What does the selector (parameter sel) in the "ip xfrm state add" command achieve?
The source and destination addresses (and additional parameters like ports and protocol) are set in the ID section, but the selector contains a supplementary set of these. Example:
ip xfrm state add src 10.0.0.1 dst 10.0.0.2 proto esp spi 123456 sel src 10.0.0.3 dst 10.0.0.4 enc blowfish 0xaabbccddee
This leads to the following result:
src 10.0.0.1 dst 10.0.0.2
proto esp spi 0x0001e240 reqid 0 mode transport
replay-window 0
enc cbc(blowfish) 0xaabbccddee
sel src 10.0.0.3/32 dst 10.0.0.4/32
Setkey seemingly does not have the opportunity to add such a selector value. It also does not show selectors in the output. The xfrm command from above produces the following "setkey -D" output:
10.0.0.1 10.0.0.2
esp mode=transport spi=123456(0x0001e240) reqid=0(0x00000000)

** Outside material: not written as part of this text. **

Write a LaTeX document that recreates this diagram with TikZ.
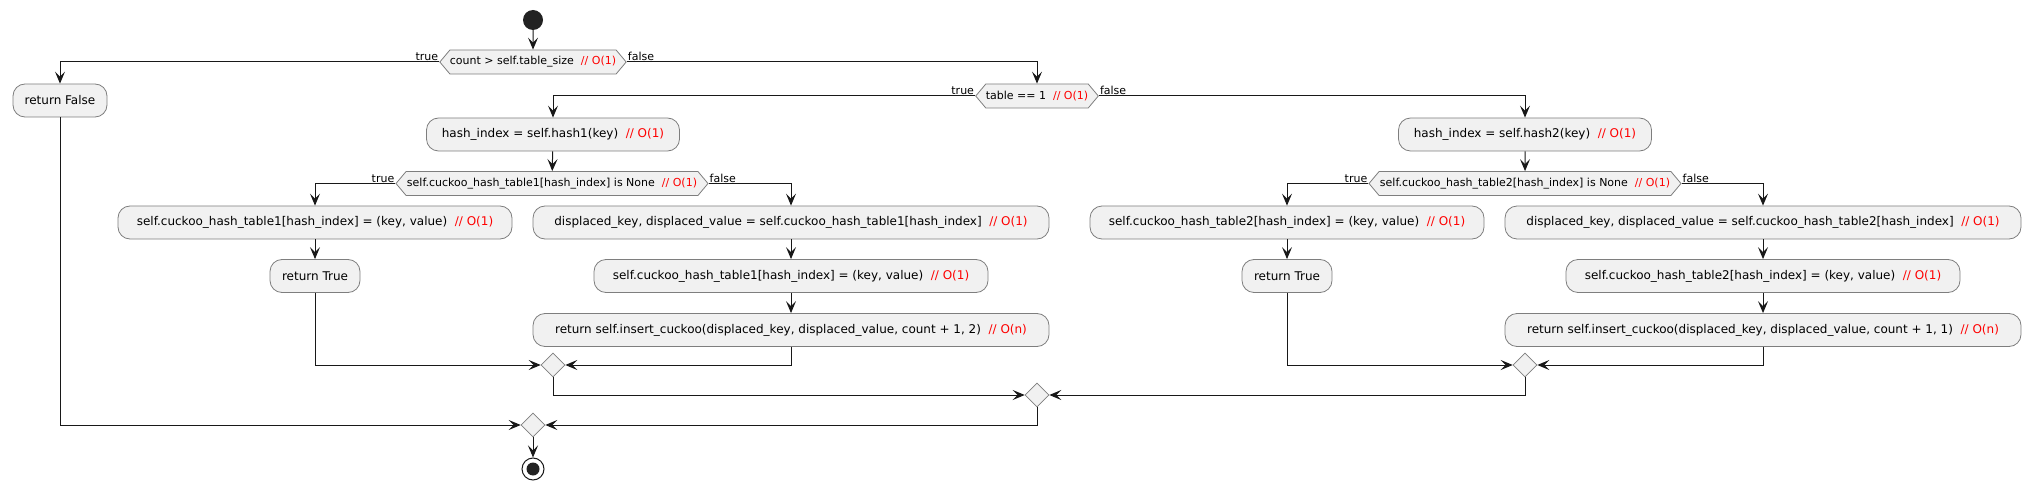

E: blowfish-cbc aabbccdd ee
seq=0x00000000 replay=0 flags=0x00000000 state=mature
created: Nov 26 01:25:39 2013 current: Nov 26 01:26:07 2013
diff: 28(s) hard: 0(s) soft: 0(s)
last: hard: 0(s) soft: 0(s)
current: 0(bytes) hard: 0(bytes) soft: 0(bytes)
allocated: 0 hard: 0 soft: 0
sadb_seq=0 pid=6959 refcnt=0
So what does the IPsec subsystem eventually do with this selector?

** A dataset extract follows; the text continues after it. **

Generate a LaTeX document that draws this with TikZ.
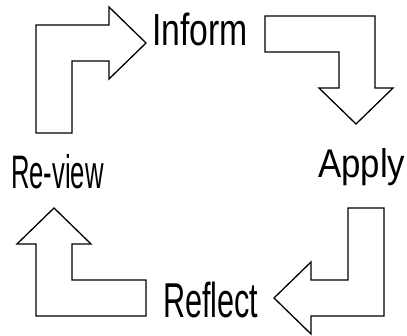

It is probably straight from the IPsec standard (RFC 4301: Security Architecture for the Internet Protocol).
Probably is because the standard describes "nominal model" i.e. implementations do not have to be exactly as described.
In Section 4.4.2. Security Association Database (SAD):
For each of the selectors defined in Section 4.4.1.1, the entry for an inbound SA in the SAD MUST be initially populated with the value or values negotiated at the time the SA was created. ... For a receiver, these values are used to check that the header fields of an inbound packet (after IPsec processing) match the elector values negotiated for the SA. Thus, the SAD acts as a cache for checking the selectors of inbound traffic arriving on SAs. For the receiver, this is part of verifying that a packet arriving on an SA is consistent with the policy for the SA.
In Section 5.2. Processing Inbound IP Traffic (unprotected-to-protected):
IPsec MUST perform the following steps:
...
3a. If the packet is addressed to the IPsec device and AH or ESP is specified as the protocol, the packet is looked up in the SAD. ... If the packet is found in the SAD, process it accordingly (see step 4).
4. Apply AH or ESP processing as specified, using the SAD entry selected in step 3a above. Then match the packet against the inbound selectors identified by the SAD entry to verify that the received packet is appropriate for the SA via which it was received.
5. If an IPsec system receives an inbound packet on an SA and the packet's header fields are not consistent with the selectors for the SA, it MUST discard the packet.
In short for your example
ip xfrm state add src 10.0.0.1 dst 10.0.0.2 proto esp spi 123456 sel src 10.0.0.3 dst 10.0.0.4 enc blowfish 0xaabbccddee
when IPsec (ESP in this case) packet arrives at the server, then probably the following happens:
src 10.0.0.1 dst 10.0.0.2 proto esp spi 123456
is used to find the corresponding SA.sel src 10.0.0.3 dst 10.0.0.4
is the selector from the SP which was used to create our SA.